As previous social media posts have resurfaced, prominent athletes have been forced to publicly apologize in waves; at the same time, sports agents have undertaken emergency Twitter work — excavating, scrutinizing and deleting indiscretions and ignorance of times past.
Agents from a range of sports sectors say recent headlines have had athletes diving into their Twitter histories, searching for anything controversial that may have been sitting forgotten at the bottom of their feeds. An NBA team has even reached out to representatives of its players, says one agent, calling for a “deep dive” through social media history. “If you told someone a month ago they need to look into this stuff, they’d say OK, whatever,” one agent says, “ but you tell them right now, I think it has everyone’s attention.”
The reaction, while alarmist, seems like a good strategy in the wake of headlines surrounding a trio of baseball players. The Milwaukee Brewers’ Josh Hader, Atlanta Braves’ Sean Newcomb, and Washington Nationals’ Trea Turner have all been found to have used offensive language in posts. At the time of the tweets, their comments flew under the radar; today, they have been exhumed by sleuthers and caused untold harm to the image of the players and their teams. Nick Chanock, senior vice president of baseball with the Wasserman agency, said the recent revelations sparked “a lot of dialogue” within the agency and among its clients. “We’re having active discussions with all our players,” says Chanock.
The examples of Hader, Newcomb, and Turner were unfortunate, he says, but “we have to use them as an educational tool for our players.” Several other agents have described their vetting process for potential clients, “we’re looking at stuff before they sign,” says one, and their responsibility once they formally represent an athlete. They say it’s not unusual to root out ill-considered posts on social media from the outset, often preferring to err on the side of caution. “The problem if we didn’t scrub anything, I don’t think it would be an issue, but as you know in this day and age, words are powerful,” says one agent. Scrolling through innumerable old tweets can be tedious: an advanced search is required for older tweets, and relying on keywords might leave a search incomplete.

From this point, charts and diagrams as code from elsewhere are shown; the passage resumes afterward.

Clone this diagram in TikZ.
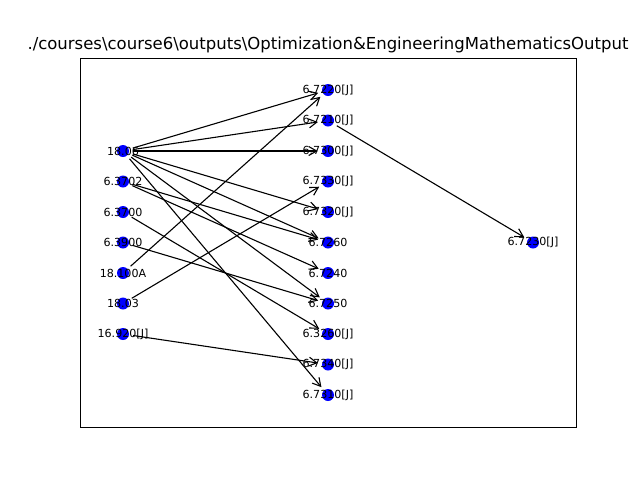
\documentclass[tikz,border=0pt]{standalone}
\usepackage{fontspec}
\setmainfont{DejaVu Sans}
\usetikzlibrary{arrows.meta,backgrounds}
\tikzset{
  dot/.style={circle,fill=blue,draw=none,minimum size=12pt,inner sep=0pt},
  lbl/.style={font=\fontsize{11.1}{13}\selectfont,inner sep=0pt,text=black},
  edge/.style={draw=black,line width=1.1pt,-{Straight Barb[length=8pt,width=9pt,line width=1.1pt]},shorten >=4pt,shorten <=4pt},
  frame/.style={draw=black,line width=1.1pt}
}
\newcommand{\gnode}[3]{\node[dot,label={[lbl]center:#3}] (#1) at #2 {};}
\begin{document}
\begin{tikzpicture}[x=1pt,y=-1pt]
\useasboundingbox (0,0) rectangle (640,480);
\node[frame,minimum width=496pt,minimum height=369pt,inner sep=0pt,anchor=north west] (ax) at (80,58) {};
\node[font=\fontsize{16.5}{20}\selectfont,anchor=base,inner sep=0pt] (title) at (328,49.7) {./courses\textbackslash course6\textbackslash outputs\textbackslash Optimization\&EngineeringMathematicsOutput};
% left column
\gnode{l1}{(123,151)}{18.06}
\gnode{l2}{(123,181.5)}{6.3702}
\gnode{l3}{(123,212)}{6.3700}
\gnode{l4}{(123,242.5)}{6.3900}
\gnode{l5}{(123,273)}{18.100A}
\gnode{l6}{(123,303.5)}{18.03}
\gnode{l7}{(123,334)}{16.920[J]}
% middle column
\gnode{m1}{(328,90)}{6.7220[J]}
\gnode{m2}{(328,120.5)}{6.7210[J]}
\gnode{m3}{(328,151)}{6.7300[J]}
\gnode{m4}{(328,181.5)}{6.7330[J]}
\gnode{m5}{(328,212)}{6.7320[J]}
\gnode{m6}{(328,242.5)}{6.7260}
\gnode{m7}{(328,273)}{6.7240}
\gnode{m8}{(328,303.5)}{6.7250}
\gnode{m9}{(328,334)}{6.3260[J]}
\gnode{m10}{(328,364.5)}{6.7340[J]}
\gnode{m11}{(328,395)}{6.7310[J]}
% right
\gnode{r1}{(533,242.5)}{6.7230[J]}
\begin{scope}[on background layer]
\draw[edge] (l1) -- (m1);
\draw[edge] (l1) -- (m2);
\draw[edge] (l1) -- (m3);
\draw[edge] (l1) -- (m5);
\draw[edge] (l1) -- (m6);
\draw[edge] (l1) -- (m8);
\draw[edge] (l1) -- (m11);
\draw[edge] (l2) -- (m6);
\draw[edge] (l2) -- (m7);
\draw[edge] (l3) -- (m9);
\draw[edge] (l4) -- (m8);
\draw[edge] (l5) -- (m1);
\draw[edge] (l6) -- (m4);
\draw[edge] (l7) -- (m10);
\draw[edge] (m2) -- (r1);
\end{scope}
\end{tikzpicture}
\end{document}
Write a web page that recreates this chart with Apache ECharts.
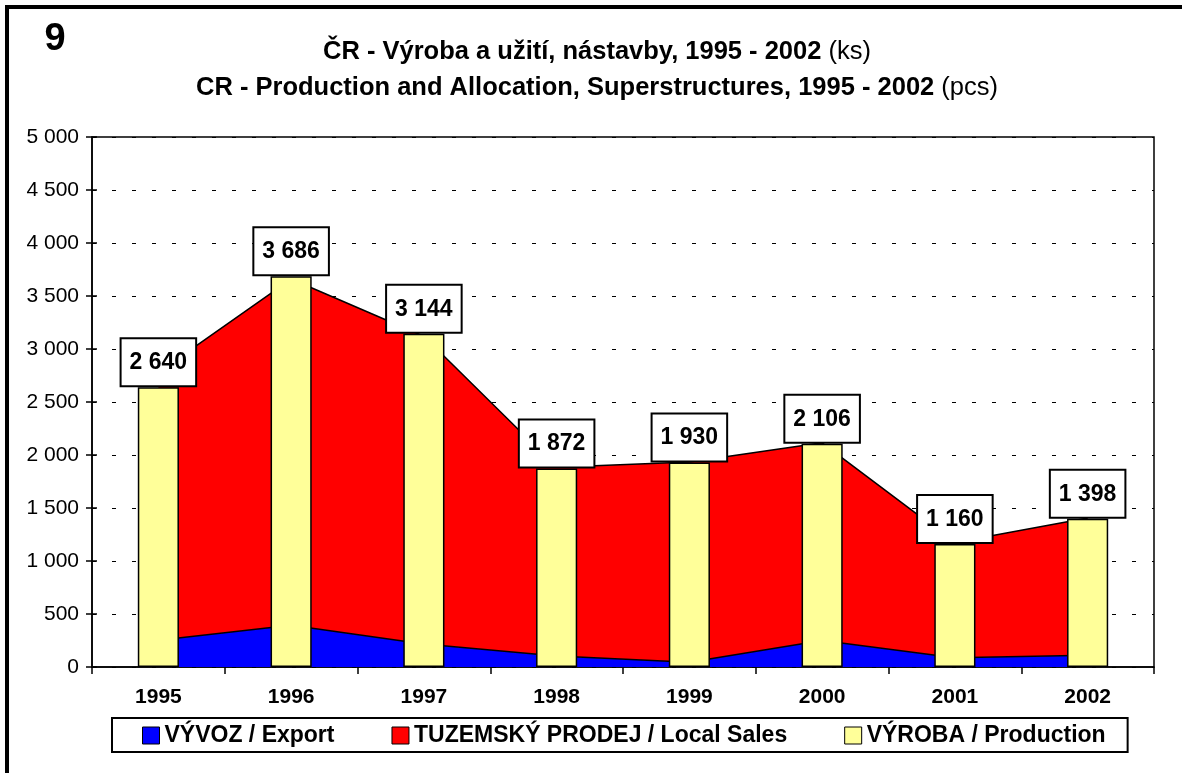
<!DOCTYPE html>
<html>
<head>
<meta charset="utf-8">
<script src="https://cdn.jsdelivr.net/npm/echarts@6/dist/echarts.min.js"></script>
<style>
  html, body { margin: 0; padding: 0; background: #fff; }
  #chart { width: 1182px; height: 773px; }
</style>
</head>
<body>
<div id="chart"></div>
<script>
// =====================
// Data
// =====================
const YEARS = ["1995", "1996", "1997", "1998", "1999", "2000", "2001", "2002"]
const EXPORT = [253, 394, 218, 104, 45, 250, 87, 110]
const LOCAL_SALES = [2527, 3266, 2902, 1781, 1890, 1865, 1087, 1295]
const PRODUCTION = [2640, 3686, 3144, 1872, 1930, 2106, 1160, 1398]

const NAMES = ["VÝVOZ / Export", "TUZEMSKÝ PRODEJ / Local Sales", "VÝROBA / Production"]
const COLORS = ["#0000FF", "#FF0000", "#FFFF99"]

const FONT = "'Liberation Sans', Arial, sans-serif"

// 2640 -> "2 640"
function fmt(v) {
  return String(v).replace(/\B(?=(\d{3})+(?!\d))/g, " ")
}

const chart = echarts.init(document.getElementById("chart"))

const titleRich = {
  b: { font: "bold 25.5px " + FONT, fill: "#000", lineHeight: 36 },
  n: { font: "25.5px " + FONT, fill: "#000", lineHeight: 36 }
}

const option = {
  animation: false,
  backgroundColor: "#fff",

  graphic: [
    {
      type: "rect",
      shape: { x: 7, y: 7, width: 1200, height: 800 },
      style: { fill: null, stroke: "#000", lineWidth: 4 },
      silent: true
    },
    {
      type: "text",
      x: 55, y: 40,
      style: { text: "9", font: "bold 38px " + FONT, fill: "#000", align: "center", verticalAlign: "middle" }
    },
    {
      type: "text",
      x: 597, y: 34,
      style: {
        text: "{b|ČR - Výroba a užití, nástavby, 1995 - 2002 }{n|(ks)}\n{b|CR - Production and Allocation, Superstructures, 1995 - 2002 }{n|(pcs)}",
        align: "center",
        verticalAlign: "top",
        rich: titleRich
      }
    }
  ],

  legend: {
    left: 112,
    top: 718,
    padding: [6, 22, 5, 30],
    itemGap: 57,
    itemWidth: 17,
    itemHeight: 17,
    icon: "rect",
    borderColor: "#000",
    borderWidth: 2,
    backgroundColor: "#fff",
    textStyle: { fontFamily: FONT, fontWeight: "bold", fontSize: 23, color: "#000" },
    data: NAMES.map((n, i) => ({
      name: n,
      itemStyle: { color: COLORS[i], borderColor: "#000", borderWidth: 1 }
    }))
  },

  grid: {
    left: 92,
    right: 28,
    top: 137,
    bottom: 106,
    show: true,
    borderColor: "#000",
    borderWidth: 1.5,
    backgroundColor: "#fff"
  },

  xAxis: {
    type: "category",
    data: YEARS,
    boundaryGap: true,
    axisLine: { lineStyle: { color: "#000", width: 1.5 } },
    axisTick: { show: true, length: 7, interval: 0, lineStyle: { color: "#000", width: 1.5 } },
    axisLabel: { fontFamily: FONT, fontWeight: "bold", fontSize: 21, color: "#000", margin: 20 }
  },

  yAxis: [
    {
      type: "value",
      min: 0,
      max: 5000,
      interval: 500,
      axisLine: { show: true, lineStyle: { color: "#000", width: 1.5 } },
      axisTick: { show: true, length: 6, lineStyle: { color: "#000", width: 1.5 } },
      axisLabel: { fontFamily: FONT, fontSize: 21, color: "#000", margin: 13, formatter: fmt },
      splitLine: { lineStyle: { color: "#000", width: 1, type: [4, 16] } }
    },
    {
      // inner half of the cross ticks
      type: "value",
      position: "left",
      min: 0,
      max: 5000,
      interval: 500,
      axisLine: { show: false },
      axisTick: { show: true, inside: true, length: 5, lineStyle: { color: "#000", width: 1.5 } },
      axisLabel: { show: false },
      splitLine: { show: false }
    }
  ],

  series: [
    {
      name: NAMES[0],
      type: "line",
      stack: "use",
      data: EXPORT,
      symbol: "none",
      color: COLORS[0],
      lineStyle: { color: "#000", width: 1.5 },
      areaStyle: { color: COLORS[0], opacity: 1 },
      z: 2
    },
    {
      name: NAMES[1],
      type: "line",
      stack: "use",
      data: LOCAL_SALES,
      symbol: "none",
      color: COLORS[1],
      lineStyle: { color: "#000", width: 1.5 },
      areaStyle: { color: COLORS[1], opacity: 1 },
      z: 2
    },
    {
      name: NAMES[2],
      type: "bar",
      data: PRODUCTION,
      barWidth: "31%",
      z: 4,
      itemStyle: { color: COLORS[2], borderColor: "#000", borderWidth: 1.5 },
      label: {
        show: true,
        position: "top",
        distance: 2,
        formatter: p => fmt(p.value),
        fontFamily: FONT,
        fontWeight: "bold",
        fontSize: 23,
        color: "#000",
        backgroundColor: "#fff",
        borderColor: "#000",
        borderWidth: 2,
        padding: [12, 8, 11, 8]
      }
    }
  ]
}

chart.setOption(option)
</script>
</body>
</html>
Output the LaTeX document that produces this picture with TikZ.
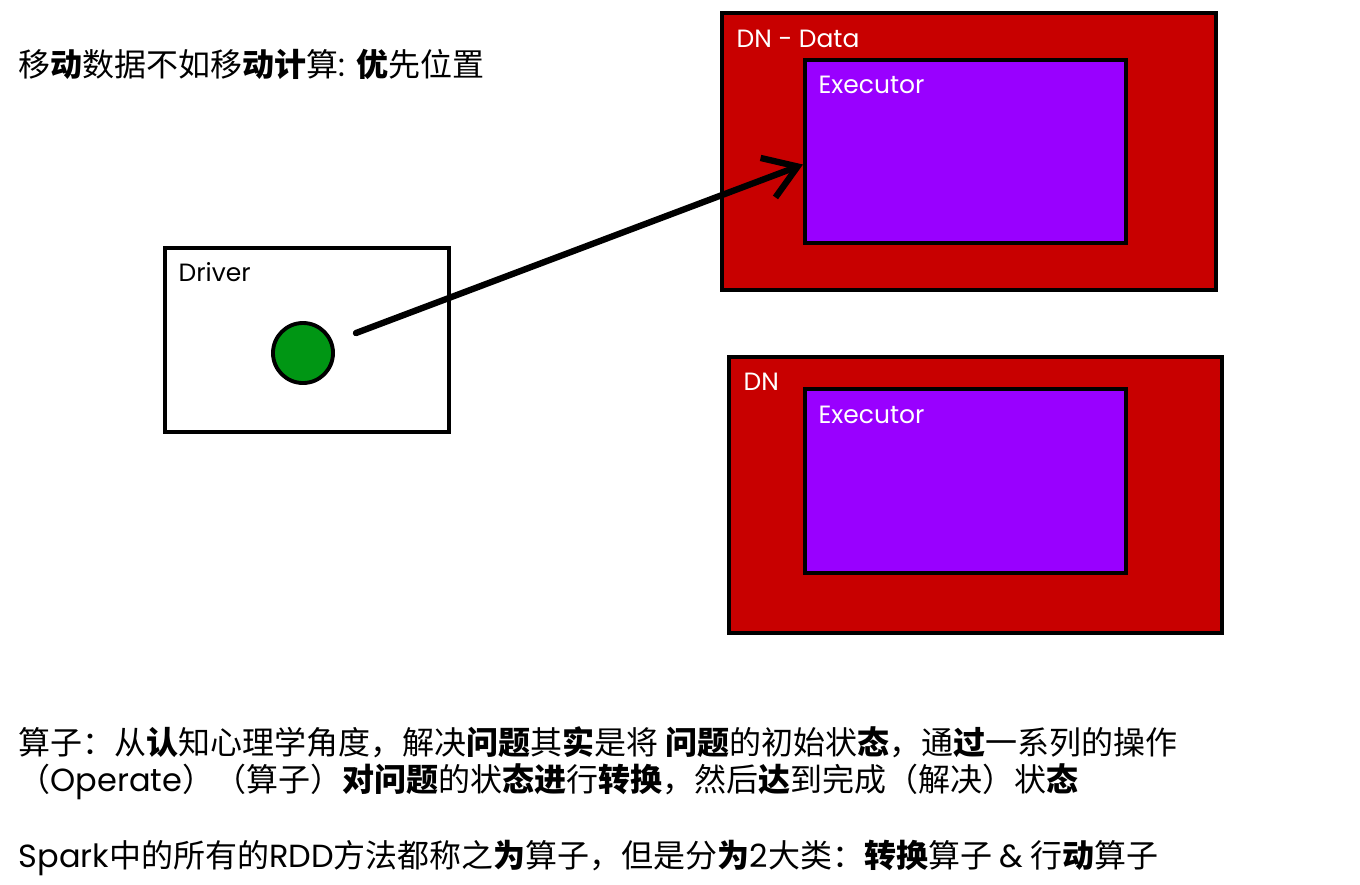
\documentclass[tikz,border=0pt]{standalone}
\usepackage{fontspec}
\setmainfont{Poppins}
\newfontfamily\cjk{Noto Sans CJK SC}
\usetikzlibrary{arrows.meta}
\definecolor{dnred}{RGB}{200,0,0}
\definecolor{execpurple}{RGB}{153,0,255}
\definecolor{dotgreen}{RGB}{0,150,20}
\newcommand\bd[1]{{\bfseries #1}}
\newcommand\en[1]{{\rmfamily #1}}
\tikzset{
  box/.style={draw=black,line width=1.1pt,rectangle,inner sep=0pt},
  dnbox/.style={box,fill=dnred,minimum width=4.94cm,minimum height=2.77cm},
  execbox/.style={box,fill=execpurple,minimum width=3.21cm,minimum height=1.83cm},
  lbl/.style={anchor=west,inner sep=0pt,font=\fontsize{7.1}{8}\selectfont},
  txt/.style={anchor=west,inner sep=0pt,font=\fontsize{9.1}{11}\selectfont\cjk},
  flow/.style={line width=1.8pt,line cap=round,-{Straight Barb[length=9pt,width=12pt,line width=1.8pt]}}
}
\begin{document}
\begin{tikzpicture}[x=0.01cm,y=-0.01cm]
\useasboundingbox (0,0) rectangle (1360,884);

\node[txt] (title) at (18,64) {移\bd{动}数据不如移\bd{动计}算\en{: }\bd{优}先位置};

\node[box,fill=white,minimum width=2.84cm,minimum height=1.84cm] (driver) at (307,340) {};
\node[lbl] at ([shift={(15,26)}]driver.north west) {Driver};
\node[draw=black,line width=1.1pt,circle,fill=dotgreen,minimum size=0.6cm,inner sep=0pt] (dot) at (303,353) {};

\node[dnbox] (dndata) at (969,151.5) {};
\node[lbl,text=white] at ([shift={(16,28)}]dndata.north west) {DN - Data};
\node[execbox] (exec1) at (965.5,151.5) {};
\node[lbl,text=white] at ([shift={(15,27)}]exec1.north west) {Executor};

\node[dnbox,minimum width=4.93cm,minimum height=2.76cm] (dn) at (975.5,495) {};
\node[lbl,text=white] at ([shift={(16,27)}]dn.north west) {DN};
\node[execbox,minimum height=1.84cm] (exec2) at (965.5,481) {};
\node[lbl,text=white] at ([shift={(15,28)}]exec2.north west) {Executor};

\draw[flow,shorten <=7pt] (dot) -- ([yshift=-0.13cm]exec1.west);

\node[txt] (line1) at (18,742) {算子：从\bd{认}知心理学角度，解决\bd{问题}其\bd{实}是将 \bd{问题}的初始状\bd{态}，通\bd{过}一系列的操作};
\node[txt] (line2) at (18,782) {（\en{Operate}）（算子）\bd{对问题}的状\bd{态进}行\bd{转换}，然后\bd{达}到完成（解决）状\bd{态}};
\node[txt] (line3) at (18,858) {\en{Spark}中的所有的\en{RDD}方法都称之\bd{为}算子，但是分\bd{为}\en{2}大类：\bd{转换}算子 \en{\&} 行\bd{动}算子};
\end{tikzpicture}
\end{document}
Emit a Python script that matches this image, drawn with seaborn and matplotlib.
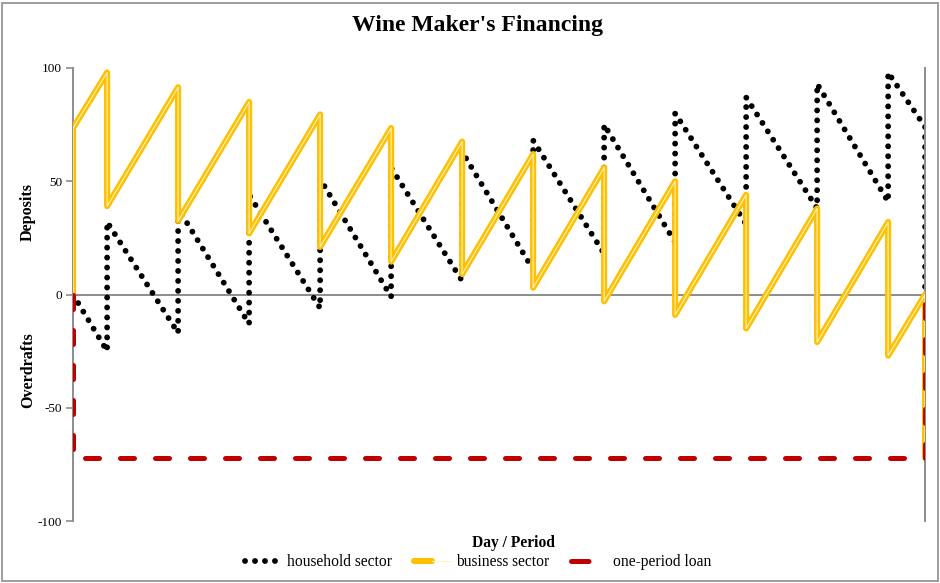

There are third-party companies that specialize in hunting out offensive old posts, but players can be reluctant to turn over their passwords. As such, agents have turned to these latest headlines as a teaching opportunity for athletes, especially those young enough to be active on social media long before they are in the spotlight. “Our job is to help these guys and advise them,” says one representative, “the responsibility is theirs, but we’re here as a resource for them. In the end, it’s the player, it’s his timeline, it’s his responsibility.”
When it comes to PR in professional sports, social media is an emerging frontier of risk that needs managing. This summer may have been a rough one for baseball, but all professional sports sectors need to clean up their act — and fast.